# Thomas Bolton Copperworks, Froghall, Staffs, May 2009



## smferino (Jul 29, 2009)

Saw this site whilst riding the historic Churnett Valley Steam Train one weekend, and returned a week later with Jr in tow.
the historic copper factory of Thomas Bolton and sons, now called Bolton Copper now stands mostly derelict (demolition in progress) but a substantial portion is still in use for the production of rotor bars and extruded section. The Thomas Bolton Copperworks at Froghall (and the closed works in the nearby village of Oakamoor) are famous for the world's first transatlantic telegraph cables, which were manufactured and rolled at the plants.

During the Second World War the factories made wiring components for Spitfire fighter planes. The Copper works are the Staffordshire Moorlands' last link to the historic copper-mining industry that was centered on the nearby Manifold Valley and its famous Ecton Copper Mines.
WE had a brief encounter with a rather helpful security guard, who was happy for us to be there to take pics and even pointed out the cctv cameras. Nice chap!

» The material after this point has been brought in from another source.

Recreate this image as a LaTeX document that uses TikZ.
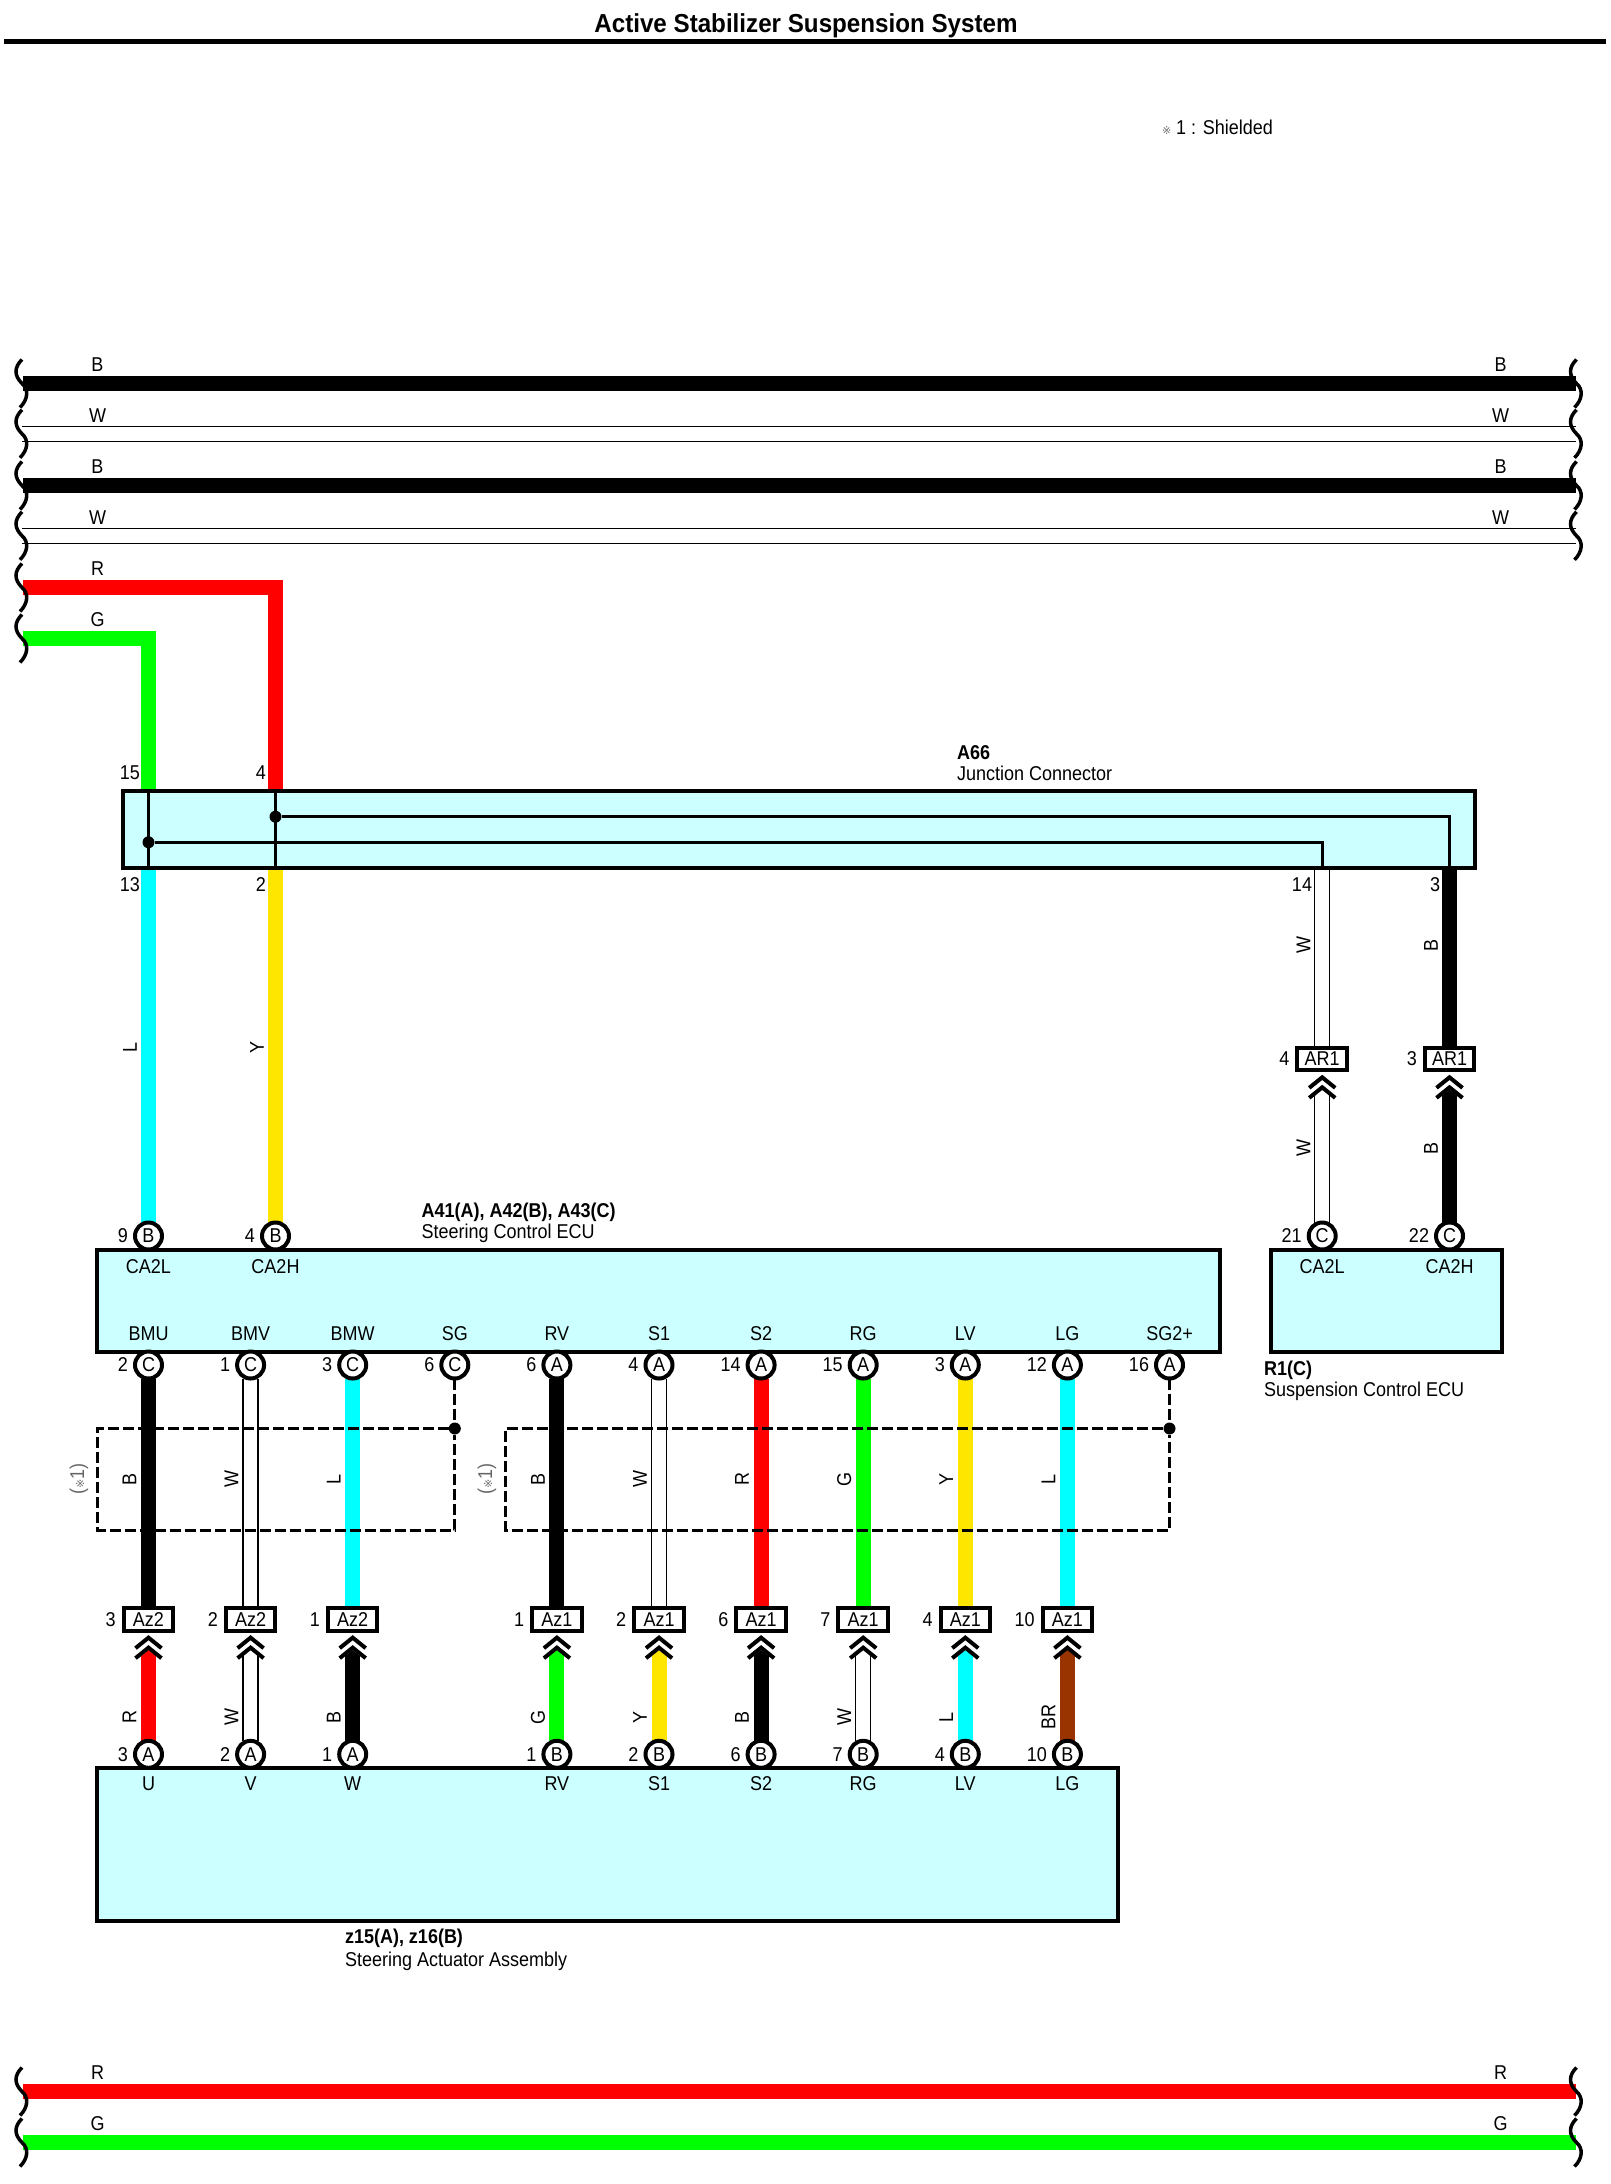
\documentclass[tikz,border=0pt]{standalone}
\usepackage{fontspec}
\setmainfont[FakeStretch=0.9]{Liberation Sans}
\newfontfamily\titlefont[FakeStretch=0.93]{Liberation Sans}
\newfontfamily\marksym{DejaVu Sans}
\usetikzlibrary{arrows.meta}
\pgfdeclarelayer{bg}
\pgfsetlayers{bg,main}
\definecolor{ecufill}{HTML}{CCFFFF}
\definecolor{wirecyan}{HTML}{00FFFF}
\definecolor{wireyellow}{HTML}{FFE600}
\definecolor{wirebrown}{HTML}{993300}
\definecolor{wiregreen}{HTML}{00FF00}
\definecolor{wirered}{HTML}{FF0000}
\newcommand{\shmark}{{\marksym\fontsize{11}{12}\selectfont\textcolor{black!55}{※}}}
\tikzset{
  txt/.style={inner sep=0pt,outer sep=0pt,font=\fontsize{20}{24}\selectfont},
  boldtxt/.style={txt,anchor=base west,font=\fontsize{20}{24}\selectfont\bfseries},
  plaintxt/.style={txt,anchor=base west},
  wtag/.style={txt,rotate=90},
  ecubox/.style={draw,line width=4pt,fill=ecufill,anchor=north west,inner sep=0pt,outer sep=0pt},
  termc/.style={txt,circle,draw,line width=4pt,fill=white,minimum size=27pt},
  azbox/.style={txt,rectangle,draw,line width=4pt,fill=white,minimum width=49.5pt,minimum height=22.7pt},
  numc/.style={label={[txt,xshift=-7pt]left:#1}},
  numa/.style={label={[txt,xshift=-8pt]left:#1}},
  wire/.style={line width=15pt},
  wireblk/.style={wire,draw=black},
  wirecyn/.style={wire,draw=wirecyan},
  wireyel/.style={wire,draw=wireyellow},
  wirered/.style={wire,draw=wirered},
  wiregrn/.style={wire,draw=wiregreen},
  wirebrn/.style={wire,draw=wirebrown},
  wirewht/.style={line width=1.3pt,draw=black,double=white,double distance=13.7pt},
  tipup/.style={shorten >=19.5pt,-{Triangle[width=15pt,length=6pt]}},
  wirewhtup/.style={wirewht,shorten >=22pt},
  inner/.style={line width=3pt},
  shield/.style={line width=3pt,dash pattern=on 11pt off 4pt},
  jdot/.style={circle,fill=black,inner sep=0pt,minimum size=12pt},
  brk/.pic={\draw[line width=3.5pt] (1,-24) .. controls (-7,-16) and (-7,-8) .. (1,0) .. controls (8,6) and (7,16) .. (-1,24);},
  chevs/.pic={
    \draw[line width=4pt] (-13,17.5) -- (0,7) -- (13,17.5);
    \draw[line width=4pt] (-13,27.5) -- (0,17) -- (13,27.5);
  }
}
\begin{document}
\begin{tikzpicture}[x=1pt,y=-1pt]
  \useasboundingbox (0,0) rectangle (1611,2184);

  \coordinate (ruleL) at (4,41.5);
  \coordinate (ruleR) at (1606,41.5);
  \draw[line width=5pt] (ruleL) -- (ruleR);
  \node[txt,anchor=base,font=\fontsize{26}{30}\selectfont\titlefont\bfseries] (title) at (806,33) {Active Stabilizer Suspension System};
  \node[plaintxt] (shnote) at (1162,134) {\shmark\ 1 : Shielded};

  \coordinate (bL1) at (21,383.5);
  \coordinate (bR1) at (1575.5,383.5);
  \coordinate (wL1) at (21,433.8);
  \coordinate (wR1) at (1575.5,433.8);
  \coordinate (bL2) at (21,485.5);
  \coordinate (bR2) at (1575.5,485.5);
  \coordinate (wL2) at (21,535.8);
  \coordinate (wR2) at (1575.5,535.8);
  \coordinate (rL1) at (21,587.5);
  \coordinate (gL1) at (21,638.5);
  \coordinate (rL2) at (21,2091.5);
  \coordinate (rR2) at (1575.5,2091.5);
  \coordinate (gL2) at (21,2142.5);
  \coordinate (gR2) at (1575.5,2142.5);

  \node[txt] (tB1) at (97.5,365) {B};
  \node[txt] (tW1) at (97.5,416) {W};
  \node[txt] (tB2) at (97.5,467) {B};
  \node[txt] (tW2) at (97.5,518) {W};
  \node[txt] (tR1) at (97.5,569) {R};
  \node[txt] (tG1) at (97.5,620) {G};
  \node[txt] (tB3) at (1500.5,365) {B};
  \node[txt] (tW3) at (1500.5,416) {W};
  \node[txt] (tB4) at (1500.5,467) {B};
  \node[txt] (tW4) at (1500.5,518) {W};
  \node[txt] (tR2) at (97.5,2073) {R};
  \node[txt] (tG2) at (97.5,2124) {G};
  \node[txt] (tR3) at (1500.5,2073) {R};
  \node[txt] (tG3) at (1500.5,2124) {G};

  \node[ecubox,minimum width=1352.5pt,minimum height=77pt] (jc) at (122.7,791) {};
  \node[plaintxt,font=\fontsize{20}{24}\selectfont\bfseries] (jcid) at (957,759) {A66};
  \node[plaintxt] (jcname) at (957,780) {Junction Connector};
  \node[ecubox,minimum width=1123.7pt,minimum height=101.7pt] (ecu) at (96.7,1250) {};
  \node[boldtxt] (ecuid) at (421.7,1217) {A41(A), A42(B), A43(C)};
  \node[plaintxt] (ecuname) at (421.7,1238) {Steering Control ECU};
  \node[ecubox,minimum width=231pt,minimum height=101.7pt] (susp) at (1270.5,1250) {};
  \node[boldtxt] (suspid) at (1264,1375) {R1(C)};
  \node[plaintxt] (suspname) at (1264,1396) {Suspension Control ECU};
  \node[ecubox,minimum width=1021.6pt,minimum height=152.7pt] (act) at (96.7,1768) {};
  \node[boldtxt] (actid) at (345,1943) {z15(A), z16(B)};
  \node[plaintxt] (actname) at (345,1966) {Steering Actuator Assembly};

  \coordinate (j15) at (148.5,791);
  \coordinate (j13) at (148.5,868);
  \coordinate (j4) at (275.5,791);
  \coordinate (j2) at (275.5,868);
  \coordinate (j14) at (1322.2,868);
  \coordinate (j3) at (1449.5,868);
  \node[jdot] (jd1) at (148.5,842.3) {};
  \node[jdot] (jd2) at (275.5,816.7) {};
  \draw[inner] (j15) -- (j13);
  \draw[inner] (j4) -- (j2);
  \draw[inner] (jd1) -| (j14);
  \draw[inner] (jd2) -| (j3);

  \node[txt,anchor=east] (n15) at (140,773) {15};
  \node[txt,anchor=east] (n4) at (266,773) {4};
  \node[txt,anchor=east] (n13) at (140,885) {13};
  \node[txt,anchor=east] (n2) at (266,885) {2};
  \node[txt,anchor=east] (n14) at (1312,885) {14};
  \node[txt,anchor=east] (n3) at (1440,885) {3};

  \node[termc,numc=9] (e9) at (148.5,1236) {B};
  \node[termc,numc=4] (e4) at (275.5,1236) {B};
  \node[termc,numc=21] (s21) at (1322.2,1236) {C};
  \node[termc,numc=22] (s22) at (1449.5,1236) {C};
  \node[azbox,numa=4] (ar4) at (1322.2,1059) {AR1};
  \node[azbox,numa=3] (ar3) at (1449.5,1059) {AR1};

  \node[txt] (pCA2L) at (148.5,1267) {CA2L};
  \node[txt] (pCA2H) at (275.5,1267) {CA2H};
  \node[txt] (qCA2L) at (1322.2,1267) {CA2L};
  \node[txt] (qCA2H) at (1449.5,1267) {CA2H};

  \node[txt] (pBMU) at (148.5,1334) {BMU};
  \node[txt] (pBMV) at (250.6,1334) {BMV};
  \node[txt] (pBMW) at (352.7,1334) {BMW};
  \node[txt] (pSG) at (454.8,1334) {SG};
  \node[txt] (pRV) at (556.9,1334) {RV};
  \node[txt] (pS1) at (659,1334) {S1};
  \node[txt] (pS2) at (761.1,1334) {S2};
  \node[txt] (pRG) at (863.2,1334) {RG};
  \node[txt] (pLV) at (965.3,1334) {LV};
  \node[txt] (pLG) at (1067.4,1334) {LG};
  \node[txt] (pSGp) at (1169.5,1334) {SG2+};

  \node[termc,numc=2] (c1) at (148.5,1365) {C};
  \node[termc,numc=1] (c2) at (250.6,1365) {C};
  \node[termc,numc=3] (c3) at (352.7,1365) {C};
  \node[termc,numc=6] (c4) at (454.8,1365) {C};
  \node[termc,numc=6] (c5) at (556.9,1365) {A};
  \node[termc,numc=4] (c6) at (659,1365) {A};
  \node[termc,numc=14] (c7) at (761.1,1365) {A};
  \node[termc,numc=15] (c8) at (863.2,1365) {A};
  \node[termc,numc=3] (c9) at (965.3,1365) {A};
  \node[termc,numc=12] (c10) at (1067.4,1365) {A};
  \node[termc,numc=16] (c11) at (1169.5,1365) {A};

  \node[azbox,numa=3] (az1) at (148.5,1619.3) {Az2};
  \node[azbox,numa=2] (az2) at (250.6,1619.3) {Az2};
  \node[azbox,numa=1] (az3) at (352.7,1619.3) {Az2};
  \node[azbox,numa=1] (az5) at (556.9,1619.3) {Az1};
  \node[azbox,numa=2] (az6) at (659,1619.3) {Az1};
  \node[azbox,numa=6] (az7) at (761.1,1619.3) {Az1};
  \node[azbox,numa=7] (az8) at (863.2,1619.3) {Az1};
  \node[azbox,numa=4] (az9) at (965.3,1619.3) {Az1};
  \node[azbox,numa=10] (az10) at (1067.4,1619.3) {Az1};

  \node[termc,numc=3] (m1) at (148.5,1754.3) {A};
  \node[termc,numc=2] (m2) at (250.6,1754.3) {A};
  \node[termc,numc=1] (m3) at (352.7,1754.3) {A};
  \node[termc,numc=1] (m5) at (556.9,1754.3) {B};
  \node[termc,numc=2] (m6) at (659,1754.3) {B};
  \node[termc,numc=6] (m7) at (761.1,1754.3) {B};
  \node[termc,numc=7] (m8) at (863.2,1754.3) {B};
  \node[termc,numc=4] (m9) at (965.3,1754.3) {B};
  \node[termc,numc=10] (m10) at (1067.4,1754.3) {B};

  \node[txt] (pU) at (148.5,1784) {U};
  \node[txt] (pV) at (250.6,1784) {V};
  \node[txt] (pW) at (352.7,1784) {W};
  \node[txt] (qRV) at (556.9,1784) {RV};
  \node[txt] (qS1) at (659,1784) {S1};
  \node[txt] (qS2) at (761.1,1784) {S2};
  \node[txt] (qRG) at (863.2,1784) {RG};
  \node[txt] (qLV) at (965.3,1784) {LV};
  \node[txt] (qLG) at (1067.4,1784) {LG};

  \begin{pgfonlayer}{bg}
    \draw[wireblk,shorten <=2pt] (bL1) -- (bR1);
    \draw[wirewht,shorten <=1pt] (wL1) -- (wR1);
    \draw[wireblk,shorten <=2pt] (bL2) -- (bR2);
    \draw[wirewht,shorten <=1pt] (wL2) -- (wR2);
    \draw[wirered,shorten <=2pt] (rL1) -| (j4);
    \draw[wiregrn,shorten <=2pt] (gL1) -| (j15);
    \draw[wirered,shorten <=2pt] (rL2) -- (rR2);
    \draw[wiregrn,shorten <=2pt] (gL2) -- (gR2);

    \draw[wirecyn] (j13) -- (e9);
    \draw[wireyel] (j2) -- (e4);
    \draw[wirewht] (j14) -- (ar4);
    \draw[wireblk] (j3) -- (ar3);
    \draw[wirewhtup] (s21) -- (ar4.south);
    \draw[wireblk,tipup] (s22) -- (ar3.south);

    \draw[wireblk] (c1) -- (az1);
    \draw[wirewht] (c2) -- (az2);
    \draw[wirecyn] (c3) -- (az3);
    \draw[wireblk] (c5) -- (az5);
    \draw[wirewht] (c6) -- (az6);
    \draw[wirered] (c7) -- (az7);
    \draw[wiregrn] (c8) -- (az8);
    \draw[wireyel] (c9) -- (az9);
    \draw[wirecyn] (c10) -- (az10);

    \draw[wirered,tipup] (m1) -- (az1.south);
    \draw[wirewhtup] (m2) -- (az2.south);
    \draw[wireblk,tipup] (m3) -- (az3.south);
    \draw[wiregrn,tipup] (m5) -- (az5.south);
    \draw[wireyel,tipup] (m6) -- (az6.south);
    \draw[wireblk,tipup] (m7) -- (az7.south);
    \draw[wirewhtup] (m8) -- (az8.south);
    \draw[wirecyn,tipup] (m9) -- (az9.south);
    \draw[wirebrn,tipup] (m10) -- (az10.south);
  \end{pgfonlayer}

  \pic at (bL1) {brk};
  \pic at (wL1) {brk};
  \pic at (bL2) {brk};
  \pic at (wL2) {brk};
  \pic at (rL1) {brk};
  \pic at (gL1) {brk};
  \pic at (bR1) {brk};
  \pic at (wR1) {brk};
  \pic at (bR2) {brk};
  \pic at (wR2) {brk};
  \pic at (rL2) {brk};
  \pic at (gL2) {brk};
  \pic at (rR2) {brk};
  \pic at (gR2) {brk};

  \pic at (ar4.south) {chevs};
  \pic at (ar3.south) {chevs};
  \pic at (az1.south) {chevs};
  \pic at (az2.south) {chevs};
  \pic at (az3.south) {chevs};
  \pic at (az5.south) {chevs};
  \pic at (az6.south) {chevs};
  \pic at (az7.south) {chevs};
  \pic at (az8.south) {chevs};
  \pic at (az9.south) {chevs};
  \pic at (az10.south) {chevs};

  \node[jdot] (sd1) at (454.8,1428.5) {};
  \node[jdot] (sd2) at (1169.5,1428.5) {};
  \draw[shield] (c4) -- (sd1);
  \draw[shield] (c11) -- (sd2);
  \draw[shield] (sd1) -- (97.3,1428.5) -- (97.3,1530) -- (454.8,1530) -- (sd1);
  \draw[shield] (sd2) -- (505.7,1428.5) -- (505.7,1530) -- (1169.5,1530) -- (sd2);
  \node[wtag] (sh1) at (79,1479) {\textcolor{black!60}{(\shmark1)}};
  \node[wtag] (sh2) at (487,1479) {\textcolor{black!60}{(\shmark1)}};

  \node[wtag] (lL) at (130,1047) {L};
  \node[wtag] (lY) at (257,1047) {Y};
  \node[wtag] (lW1) at (1303.5,945) {W};
  \node[wtag] (lB1) at (1431,945) {B};
  \node[wtag] (lW2) at (1303.5,1148) {W};
  \node[wtag] (lB2) at (1431,1148) {B};

  \node[wtag] (u1) at (129.5,1479) {B};
  \node[wtag] (u2) at (231.6,1479) {W};
  \node[wtag] (u3) at (333.7,1479) {L};
  \node[wtag] (u5) at (537.9,1479) {B};
  \node[wtag] (u6) at (640,1479) {W};
  \node[wtag] (u7) at (742.1,1479) {R};
  \node[wtag] (u8) at (844.2,1479) {G};
  \node[wtag] (u9) at (946.3,1479) {Y};
  \node[wtag] (u10) at (1048.4,1479) {L};

  \node[wtag] (d1) at (129.5,1717) {R};
  \node[wtag] (d2) at (231.6,1717) {W};
  \node[wtag] (d3) at (333.7,1717) {B};
  \node[wtag] (d5) at (537.9,1717) {G};
  \node[wtag] (d6) at (640,1717) {Y};
  \node[wtag] (d7) at (742.1,1717) {B};
  \node[wtag] (d8) at (844.2,1717) {W};
  \node[wtag] (d9) at (946.3,1717) {L};
  \node[wtag] (d10) at (1048.4,1717) {BR};
\end{tikzpicture}
\end{document}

Overall an interesting site though very hazardous in places (underground water tanks with missing covers and some sections of corrugated sheeting on the roof dangling by a rivet or two and gently swaying in the breeze).


----------



## Reaperman (Jul 29, 2009)

Good stuff, i rmember first driving past in 05/06 when the works was still partially in use. I've probably got some photos of the labs and offices from then kicking around somewhere. I think these are now demolished? they used to be on the other side of the road.


----------



## smferino (Jul 29, 2009)

If you mean over the bridge, the other side of the rail line then yes, it's been ripped down to the floor.


----------



## Reaperman (Jul 29, 2009)

Dug out some old photos from October 2005 which I hope will be of interest:

*Labs / Officeblock*


























*Workshops:*















​


----------



## smferino (Jul 30, 2009)

Nice one Reaper,
Alas you're right, they are long gone.
They were along the approach road where we gained access, they are now a large pile of rubble blocking the road.


----------



## james.s (Jul 30, 2009)

That looks like a really nice explore


----------



## apoo.. (Jul 31, 2009)

That photo of the twisted beam is my favourite. What could have caused it? Any ideas?


----------